The second half of the movie, however, embraces surrealism and nightmarish presentation in a similar manner as movies like Hellbound: Hellraiser II (1988) and Hausu (1977), both of which I adore. Here, Quiet Comes the Dawn becomes truly scary and mad, since the situation characters are thrusted in feels chaotic, lawless and just insane: this offers the filmmakers the creative freedom to intertwine spooky sequences with gory moments and surrealist eerie scenes, which results in a memorable ride.

Even though the overabundance of jump-scares and horror tropes make this film marketable for mainstream audiences, I find it to be very frustrating: Quiet Comes the Dawn would be an incredibly impactful and exhilarating movie without them, but their presence deflates the tension in many scenes and often turns terrifying imagery in nothing more than set-up for a conventional scare.

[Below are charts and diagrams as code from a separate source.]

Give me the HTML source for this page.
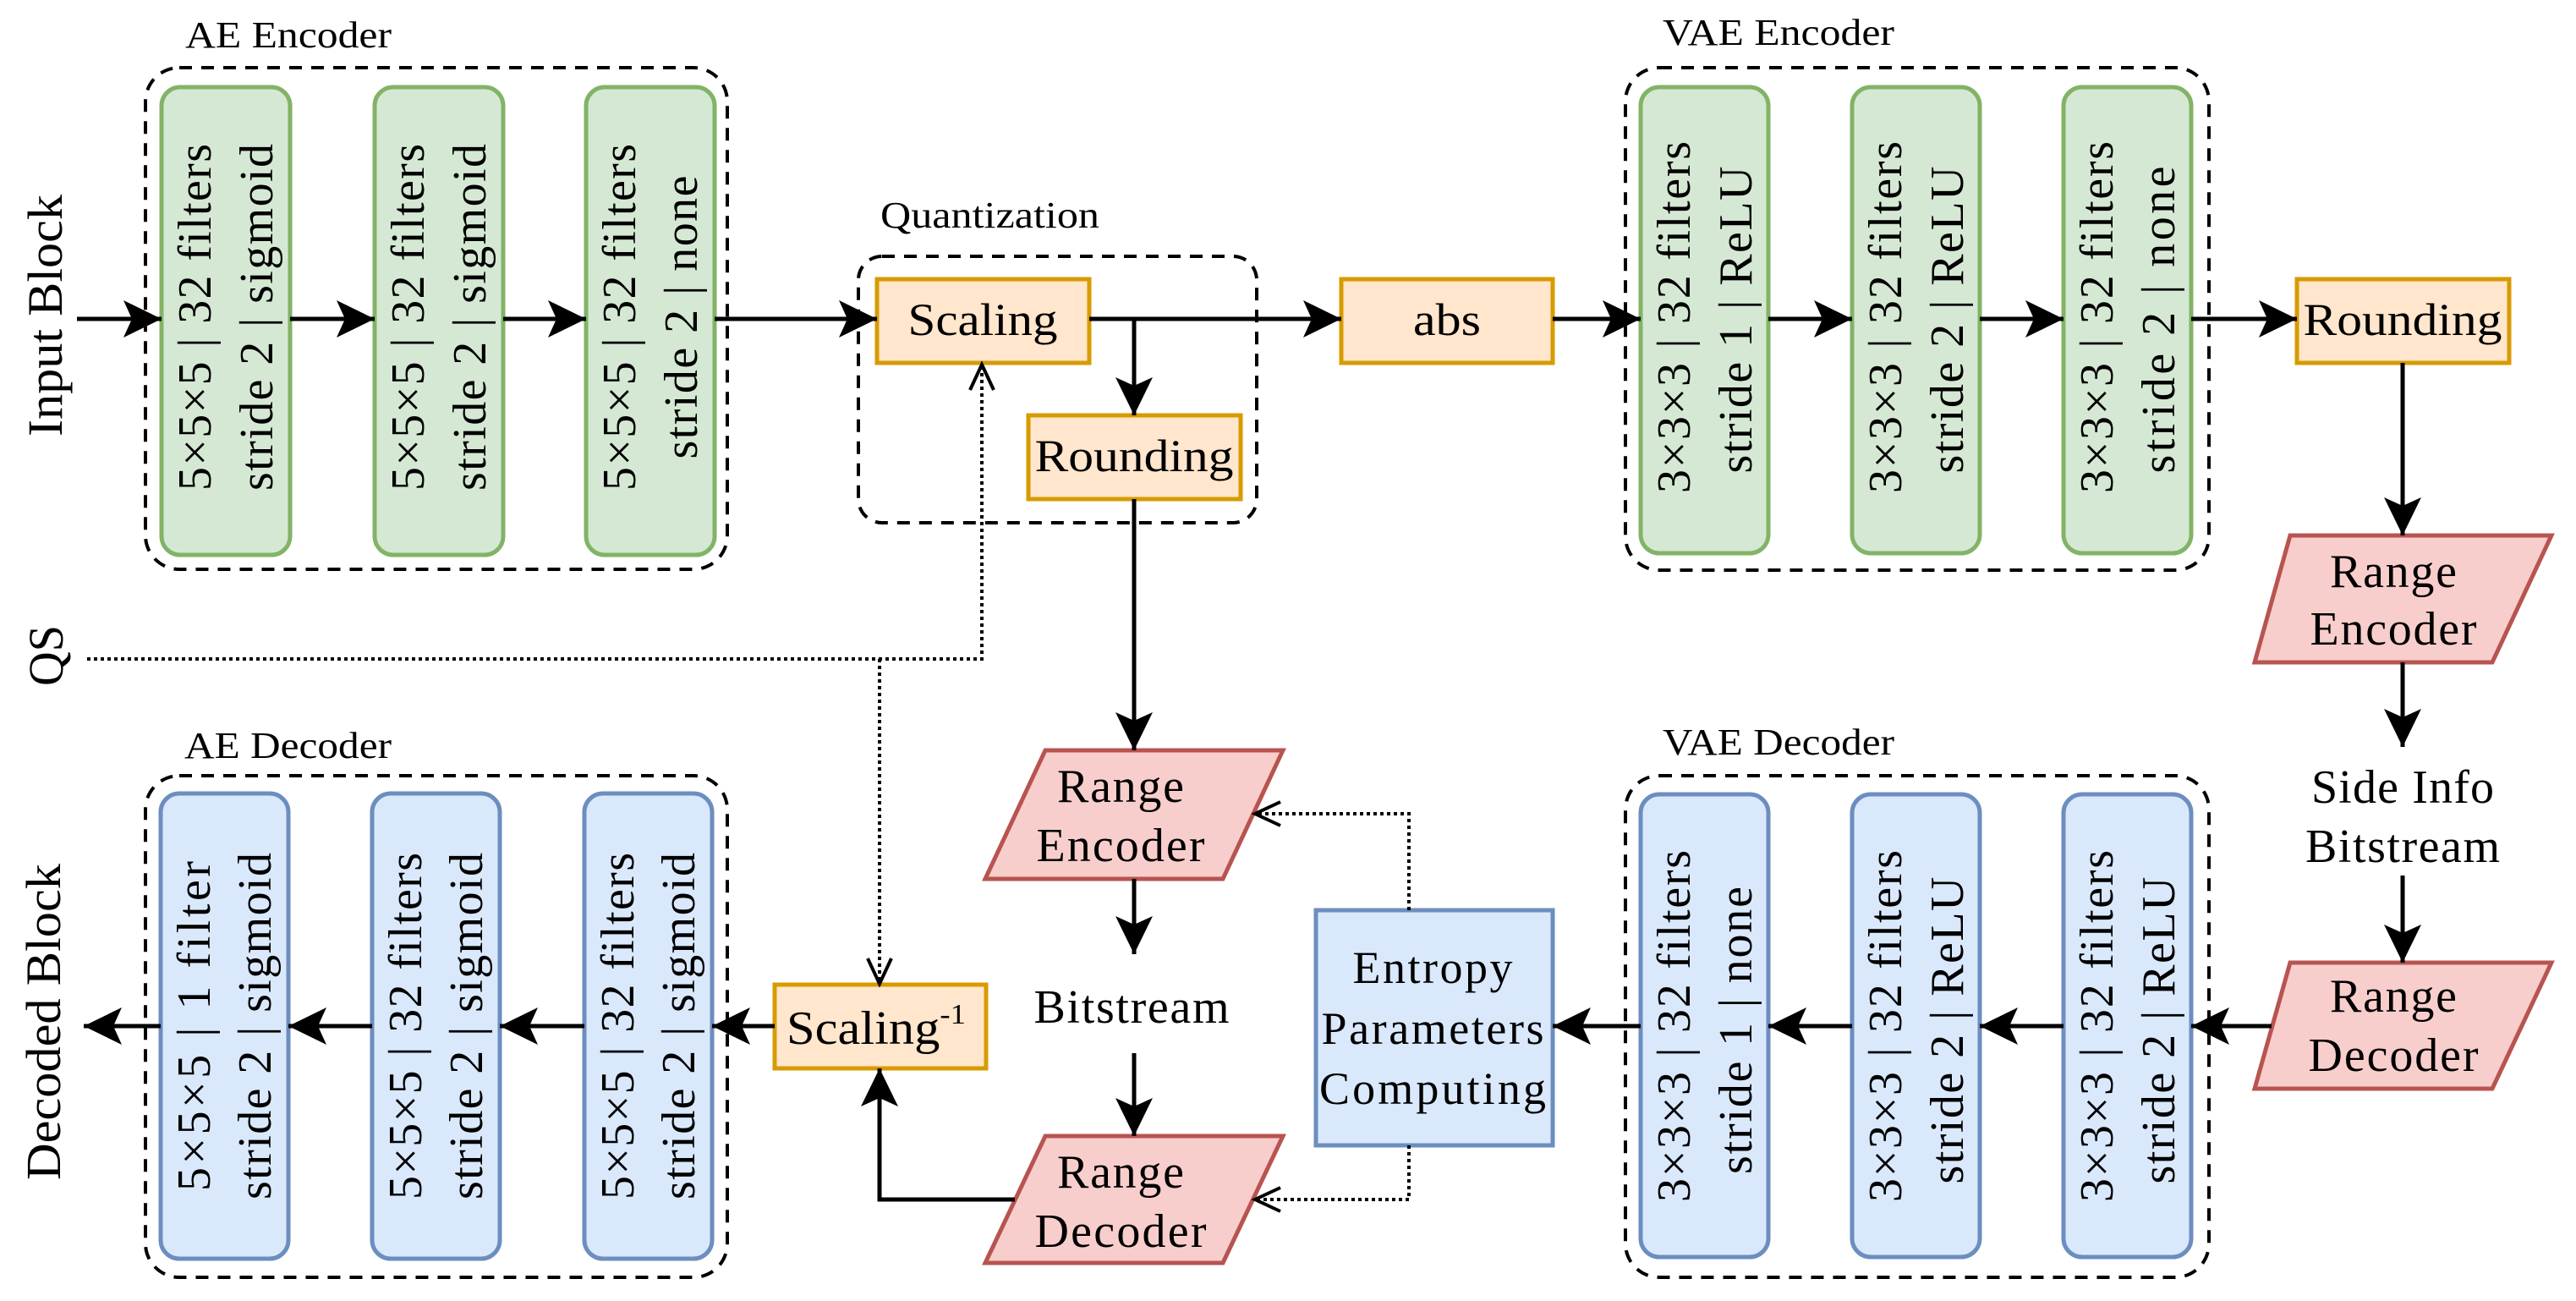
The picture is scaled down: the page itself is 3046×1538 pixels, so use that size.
<!DOCTYPE html>
<html><head><meta charset="utf-8"><style>
html,body{margin:0;padding:0;background:#fff;}
svg{display:block;}
text{font-family:"Liberation Serif","DejaVu Serif",serif;fill:#000;}
</style></head><body>
<svg width="3046" height="1538" viewBox="0 0 3046 1538" xmlns="http://www.w3.org/2000/svg">
<defs>
<marker id="a" markerUnits="userSpaceOnUse" markerWidth="50" markerHeight="50" refX="45" refY="22" orient="auto">
<path d="M0,0 L45,22 L0,44 L10,22 Z" fill="#000"/>
</marker>
<marker id="o" markerUnits="userSpaceOnUse" markerWidth="40" markerHeight="40" refX="34" refY="16" orient="auto">
<path d="M4,2 L34,16 L4,30" fill="none" stroke="#000" stroke-width="4"/>
</marker>
</defs>

<g fill="none" stroke="#000" stroke-width="4" stroke-dasharray="15 11">
<rect x="172" y="80" width="688" height="593" rx="40"/>
<rect x="1922" y="80" width="690" height="594" rx="40"/>
<rect x="172" y="917" width="688" height="593" rx="40"/>
<rect x="1922" y="917" width="690" height="593" rx="40"/>
<rect x="1015" y="303" width="471" height="315" rx="28"/>
</g>

<g font-size="44">
<text x="219" y="56" textLength="244" lengthAdjust="spacingAndGlyphs">AE Encoder</text>
<text x="1966" y="53" textLength="274" lengthAdjust="spacingAndGlyphs">VAE Encoder</text>
<text x="218" y="896" textLength="245" lengthAdjust="spacingAndGlyphs">AE Decoder</text>
<text x="1966" y="892" textLength="274" lengthAdjust="spacingAndGlyphs">VAE Decoder</text>
<text x="1041" y="269" textLength="259" lengthAdjust="spacingAndGlyphs">Quantization</text>
</g>

<g fill="#d5e8d4" stroke="#82b366" stroke-width="5">
<rect x="191" y="103" width="152" height="553" rx="22"/>
<rect x="443" y="103" width="152" height="553" rx="22"/>
<rect x="693" y="103" width="152" height="553" rx="22"/>
<rect x="1940" y="103" width="151" height="551" rx="22"/>
<rect x="2190" y="103" width="151" height="551" rx="22"/>
<rect x="2440" y="103" width="151" height="551" rx="22"/>
</g>
<g fill="#dae8fc" stroke="#6c8ebf" stroke-width="5">
<rect x="190" y="938" width="151" height="550" rx="22"/>
<rect x="440" y="938" width="151" height="550" rx="22"/>
<rect x="691" y="938" width="151" height="550" rx="22"/>
<rect x="1940" y="939" width="151" height="547" rx="22"/>
<rect x="2190" y="939" width="151" height="547" rx="22"/>
<rect x="2440" y="939" width="151" height="547" rx="22"/>
</g>

<g font-size="56" text-anchor="middle" lengthAdjust="spacingAndGlyphs">
<text transform="translate(249,375) rotate(-90)" textLength="410">5×5×5 | 32 filters</text>
<text transform="translate(322,375) rotate(-90)" textLength="410">stride 2 | sigmoid</text>
<text transform="translate(501,375) rotate(-90)" textLength="410">5×5×5 | 32 filters</text>
<text transform="translate(574,375) rotate(-90)" textLength="410">stride 2 | sigmoid</text>
<text transform="translate(751,375) rotate(-90)" textLength="410">5×5×5 | 32 filters</text>
<text transform="translate(824,375) rotate(-90)" textLength="335">stride 2 | none</text>

<text transform="translate(1998,375) rotate(-90)" textLength="416">3×3×3 | 32 filters</text>
<text transform="translate(2071,378) rotate(-90)" textLength="363">stride 1 | ReLU</text>
<text transform="translate(2248,375) rotate(-90)" textLength="416">3×3×3 | 32 filters</text>
<text transform="translate(2321,378) rotate(-90)" textLength="363">stride 2 | ReLU</text>
<text transform="translate(2498,375) rotate(-90)" textLength="416">3×3×3 | 32 filters</text>
<text transform="translate(2571,378) rotate(-90)" textLength="363">stride 2 | none</text>

<text transform="translate(248,1213) rotate(-90)" textLength="390">5×5×5 | 1 filter</text>
<text transform="translate(320,1213) rotate(-90)" textLength="410">stride 2 | sigmoid</text>
<text transform="translate(498,1213) rotate(-90)" textLength="410">5×5×5 | 32 filters</text>
<text transform="translate(570,1213) rotate(-90)" textLength="410">stride 2 | sigmoid</text>
<text transform="translate(749,1213) rotate(-90)" textLength="410">5×5×5 | 32 filters</text>
<text transform="translate(821,1213) rotate(-90)" textLength="410">stride 2 | sigmoid</text>

<text transform="translate(1998,1213) rotate(-90)" textLength="416">3×3×3 | 32 filters</text>
<text transform="translate(2071,1218) rotate(-90)" textLength="340">stride 1 | none</text>
<text transform="translate(2248,1213) rotate(-90)" textLength="416">3×3×3 | 32 filters</text>
<text transform="translate(2321,1218) rotate(-90)" textLength="363">stride 2 | ReLU</text>
<text transform="translate(2498,1213) rotate(-90)" textLength="416">3×3×3 | 32 filters</text>
<text transform="translate(2571,1218) rotate(-90)" textLength="363">stride 2 | ReLU</text>
</g>

<g font-size="58" text-anchor="middle">
<text transform="translate(73,373) rotate(-90)" textLength="286" lengthAdjust="spacingAndGlyphs">Input Block</text>
<text transform="translate(71,1208) rotate(-90)" textLength="374" lengthAdjust="spacingAndGlyphs">Decoded Block</text>
<text transform="translate(74,775) rotate(-90)" textLength="72" lengthAdjust="spacingAndGlyphs">QS</text>
</g>

<g fill="#ffe6cc" stroke="#d79b00" stroke-width="5">
<rect x="1037" y="330" width="251" height="99"/>
<rect x="1216" y="491" width="251" height="99"/>
<rect x="1586" y="330" width="250" height="99"/>
<rect x="2716" y="330" width="251" height="99"/>
<rect x="916" y="1164" width="250" height="99"/>
</g>
<g font-size="54" text-anchor="middle">
<text x="1162" y="396" textLength="177" lengthAdjust="spacingAndGlyphs">Scaling</text>
<text x="1341" y="557" textLength="235" lengthAdjust="spacingAndGlyphs">Rounding</text>
<text x="1711" y="396" textLength="80" lengthAdjust="spacingAndGlyphs">abs</text>
<text x="2841" y="396" textLength="235" lengthAdjust="spacingAndGlyphs">Rounding</text>
</g>
<text x="930" y="1234" font-size="56" textLength="212" lengthAdjust="spacingAndGlyphs">Scaling<tspan font-size="34" dy="-24">-1</tspan></text>

<g fill="#f8cecc" stroke="#b85450" stroke-width="5">
<polygon points="1236,887 1517,887 1446,1039 1165,1039"/>
<polygon points="1236,1343 1517,1343 1446,1493 1165,1493"/>
<polygon points="2708,633 3017,633 2947,783 2666,783"/>
<polygon points="2708,1138 3017,1138 2947,1287 2666,1287"/>
</g>
<g font-size="56" text-anchor="middle" lengthAdjust="spacingAndGlyphs">
<text x="1325" y="948" textLength="150">Range</text>
<text x="1325" y="1018" textLength="199">Encoder</text>
<text x="1325" y="1404" textLength="150">Range</text>
<text x="1325" y="1474" textLength="203">Decoder</text>
<text x="2830" y="694" textLength="150">Range</text>
<text x="2830" y="762" textLength="197">Encoder</text>
<text x="2830" y="1196" textLength="150">Range</text>
<text x="2830" y="1266" textLength="201">Decoder</text>
<text x="1338" y="1209" textLength="231">Bitstream</text>
<text x="2841" y="949" textLength="216">Side Info</text>
<text x="2841" y="1019" textLength="230">Bitstream</text>
</g>

<rect x="1556" y="1076" width="280" height="278" fill="#dae8fc" stroke="#6c8ebf" stroke-width="5"/>
<g font-size="54" text-anchor="middle" lengthAdjust="spacingAndGlyphs">
<text x="1694" y="1162" textLength="189">Entropy</text>
<text x="1694" y="1234" textLength="263">Parameters</text>
<text x="1694" y="1305" textLength="268">Computing</text>
</g>

<g stroke="#000" stroke-width="5" fill="none" marker-end="url(#a)">
<line x1="91" y1="377" x2="191" y2="377"/>
<line x1="343" y1="377" x2="443" y2="377"/>
<line x1="595" y1="377" x2="693" y2="377"/>
<line x1="845" y1="377" x2="1037" y2="377"/>
<line x1="1288" y1="377" x2="1586" y2="377"/>
<polyline points="1341,377 1341,491"/>
<line x1="1836" y1="377" x2="1940" y2="377"/>
<line x1="2091" y1="377" x2="2190" y2="377"/>
<line x1="2341" y1="377" x2="2440" y2="377"/>
<line x1="2591" y1="377" x2="2716" y2="377"/>
<line x1="2841" y1="429" x2="2841" y2="633"/>
<line x1="2841" y1="783" x2="2841" y2="883"/>
<line x1="2841" y1="1035" x2="2841" y2="1138"/>
<line x1="2686" y1="1213" x2="2591" y2="1213"/>
<line x1="2440" y1="1213" x2="2341" y2="1213"/>
<line x1="2190" y1="1213" x2="2091" y2="1213"/>
<line x1="1940" y1="1213" x2="1836" y2="1213"/>
<line x1="1341" y1="590" x2="1341" y2="887"/>
<line x1="1341" y1="1039" x2="1341" y2="1128"/>
<line x1="1341" y1="1245" x2="1341" y2="1343"/>
<polyline points="1200,1418 1040,1418 1040,1263"/>
<line x1="916" y1="1213" x2="842" y2="1213"/>
<line x1="691" y1="1213" x2="591" y2="1213"/>
<line x1="440" y1="1213" x2="341" y2="1213"/>
<line x1="190" y1="1213" x2="99" y2="1213"/>
</g>

<g stroke="#000" stroke-width="4" stroke-dasharray="4 4" fill="none" marker-end="url(#o)">
<polyline points="103,779 1161,779 1161,431"/>
<polyline points="1040,779 1040,1163"/>
<polyline points="1666,1076 1666,962 1484,962"/>
<polyline points="1666,1354 1666,1418 1484,1418"/>
</g>
</svg>
</body></html>
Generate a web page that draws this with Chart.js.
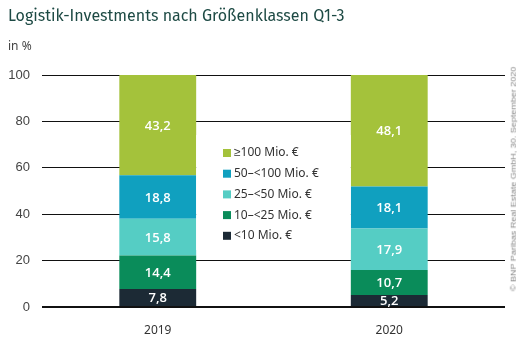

The other big issue with this film revolves around characterisation. While the acting is decent for the most part, the protagonists of this movie are very shallow and poorly developed, which makes everything that happens to them less impactful and, in the long run, very forgettable. This is a particularly severe flaw for the lead girl, whose grief and psyche aren’t fully delved into, when they should’ve provided a lot of intriguing elements to both story and her own character.

Quiet Comes The Dawn. Image credit, courtesy of Grimmfest
Quiet Comes the Dawn. Image credit: Courtesy of Grimmfest

On a side note, there are two quirky (or fun) things I noticed in the movie that won’t change my grade in a way or the other: the first one is the end credit song, which is probably one of the worst songs I listened to in my entire life. It made me laugh out loud. Secondly, every major character (both male and female) in the film is quite easy on the eye: the three lead girls are drop-dead gorgeous, and the two male leads are as handsome as they get.

Aside from my stupid comments about good-looking actors and awful final song, Quiet Comes the Dawn is a very entertaining, spooky and fast-paced movie. It’s got some major flaws that make it frustrating, since without them it would’ve been a fantastic film. However, I’m sure most horror fans who look for a scary, thrilling ride would enjoy it.